Bolalipids with a long alkyl chain and two phosphocholine polar groups self-assemble in water into two different types of aggregate structures, namely helical nanofibers at low temperature and two types of micellar aggregates at higher temperature. We tried to determine the critical aggregation concentration (cac) or critical micellar concentration (cmc) of the bolalipid tetracosane-1,24-bis(phosphocholine) (PC-C24-PC) by using different fluorescent probes. The use of pyrene or pyrene derivatives as fluorophores failed, whereas the probes 1,8-ANS and particularly bis-ANS gave consistent results.
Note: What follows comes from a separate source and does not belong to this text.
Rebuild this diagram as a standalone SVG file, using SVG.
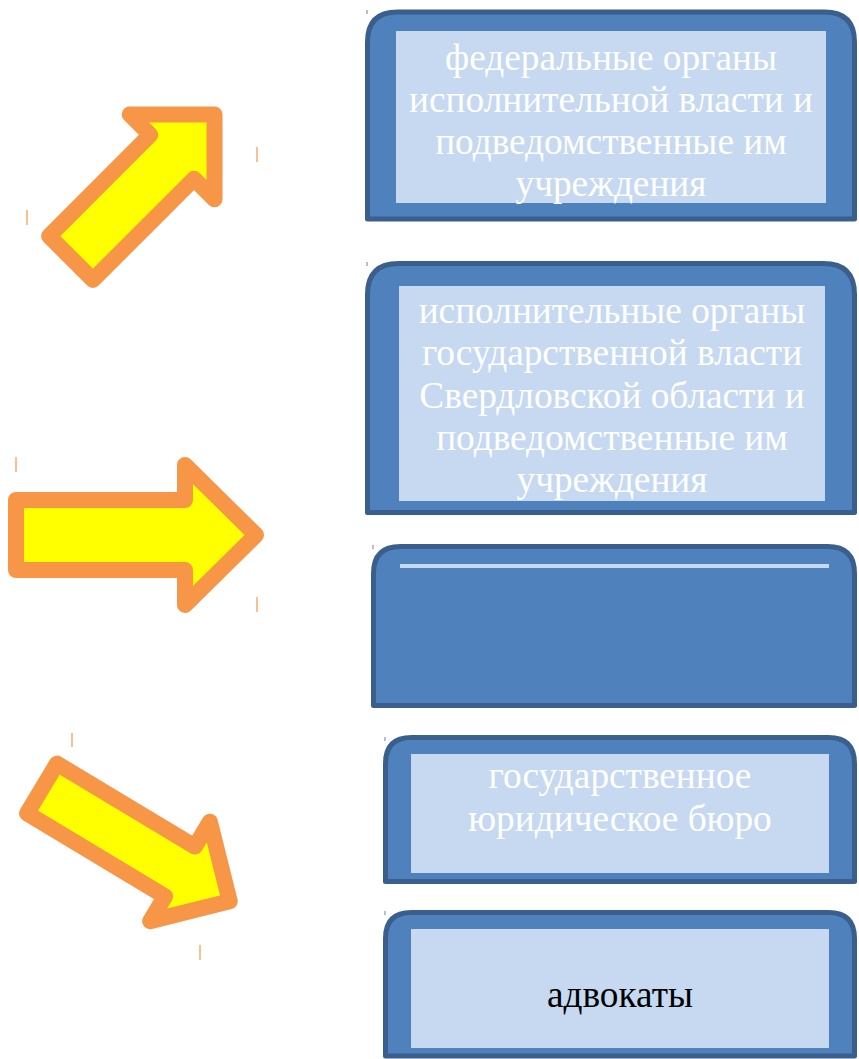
<svg xmlns="http://www.w3.org/2000/svg" width="859" height="1059" viewBox="0 0 859 1059">
<style>
.box{fill:#4f81bd;stroke:#3b5f8c;stroke-width:5;stroke-linejoin:round}
.inner{fill:#c6d9f1}
.arrow{fill:#ffff00;stroke:#f79646;stroke-width:16;stroke-linejoin:round}
.t{font-size:37.3px;text-anchor:middle;fill:#ffffff}
.tb{fill:#000000}
.tick{stroke:#f79646;stroke-width:1.2}
.btick{stroke:#8096b4;stroke-width:1.2}
</style>
<g id="ticks">
<line class="btick" x1="367" y1="10" x2="367" y2="14"/>
<line class="btick" x1="367" y1="262" x2="367" y2="266"/>
<line class="btick" x1="373" y1="545" x2="373" y2="549"/>
<line class="btick" x1="385" y1="737" x2="385" y2="741"/>
<line class="btick" x1="385" y1="911" x2="385" y2="915"/>
<line class="tick" x1="257" y1="147" x2="257" y2="162"/>
<line class="tick" x1="27" y1="210" x2="27" y2="225"/>
<line class="tick" x1="16" y1="457" x2="16" y2="472"/>
<line class="tick" x1="257" y1="597" x2="257" y2="612"/>
<line class="tick" x1="72" y1="733" x2="72" y2="747"/>
<line class="tick" x1="200" y1="945" x2="200" y2="960"/>
</g>
<g id="connectors">
<path id="arrow-up" class="arrow" transform="translate(71,258) rotate(-45)" d="M0,-31 L143,-31 L143,-60 L203,0 L143,60 L143,31 L0,31 Z"/>
<path id="arrow-right" class="arrow" transform="translate(16,535)" d="M0,-35 L169,-35 L169,-70 L240,0 L169,70 L169,35 L0,35 Z"/>
<path id="arrow-down" class="arrow" transform="translate(42,788.5) rotate(31)" d="M0,-29 L161,-29 L161,-58 L219,0 L161,58 L161,29 L0,29 Z"/>
</g>
<g font-family="'Liberation Serif', 'Times New Roman', 'DejaVu Serif', serif">
<g id="node1">
<path class="box" d="M367.5,219 L367.5,42 Q367.5,12 397.5,12 L824.5,12 Q854.5,12 854.5,42 L854.5,219 Z"/>
<rect class="inner" x="396" y="31" width="430" height="172"/>
<text class="t" x="611" y="70">федеральные органы</text>
<text class="t" x="611" y="112">исполнительной власти и</text>
<text class="t" x="611" y="154">подведомственные им</text>
<text class="t" x="611" y="196">учреждения</text>
</g>
<g id="node2">
<path class="box" d="M367.5,512.5 L367.5,294.5 Q367.5,263.5 398.5,263.5 L823.5,263.5 Q854.5,263.5 854.5,294.5 L854.5,512.5 Z"/>
<rect class="inner" x="399" y="286" width="426" height="215"/>
<text class="t" x="612" y="323">исполнительные органы</text>
<text class="t" x="612" y="365">государственной власти</text>
<text class="t" x="612" y="408">Свердловской области и</text>
<text class="t" x="612" y="450">подведомственные им</text>
<text class="t" x="612" y="492">учреждения</text>
</g>
<g id="node3">
<path class="box" d="M373.5,705.5 L373.5,573.5 Q373.5,546.5 400.5,546.5 L827.5,546.5 Q854.5,546.5 854.5,573.5 L854.5,705.5 Z"/>
<rect class="inner" x="400" y="564" width="429" height="4"/>
</g>
<g id="node4">
<path class="box" d="M385.5,881.5 L385.5,763.5 Q385.5,737.5 411.5,737.5 L828.5,737.5 Q854.5,737.5 854.5,763.5 L854.5,881.5 Z"/>
<rect class="inner" x="411" y="754" width="418" height="119"/>
<text class="t" x="620" y="788">государственное</text>
<text class="t" x="620" y="831">юридическое бюро</text>
</g>
<g id="node5">
<path class="box" d="M385.5,1056 L385.5,938.5 Q385.5,912.5 411.5,912.5 L828.5,912.5 Q854.5,912.5 854.5,938.5 L854.5,1056 Z"/>
<rect class="inner" x="411" y="929" width="418" height="119"/>
<text class="t tb" x="620" y="1007">адвокаты</text>
</g>
</g>
</svg>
The structure of the bolalipid aggregates obviously hinders partitioning or binding of pyrene derivatives into the micellar interior, whereas 1,8-ANS and bis-ANS can bind to the surface of the aggregate structures. The observed large increase in fluorescence intensity of bis-ANS indicates that binding to the hydrophobic surface of the aggregates leads to a reduction of the dye mobility. However, binding of bis-ANS is relatively weak, so that the determination of a cac/cmc-value is difficult. Simulations of the intensity curves for PC-C24-PC lead to estimates of the cac/cmc-value of 0.3–1.0×10−6M, depending on the structure of the aggregates. Single molecule fluorescence correlation spectroscopy was used to determine the mobility of bis-ANS as a function of concentration of PC-C24-PC. The dye diffusion time and the molecular brightness are lower at low bolalipid concentration, when only free dye is present, and increase at higher concentration when bis-ANS is bound to the aggregates. The experimental cac/cmc-values are higher than those estimated, using an incremental method for the change in Gibbs free energy for micellization with n-alkyl-phosphocholines with only one polar group as a comparison. Apparently, for PC-C24-PC in micellar or fibrous aggregates, more CH2 groups are exposed to water than in a conventional micelle of an n-alkyl-phosphocholine.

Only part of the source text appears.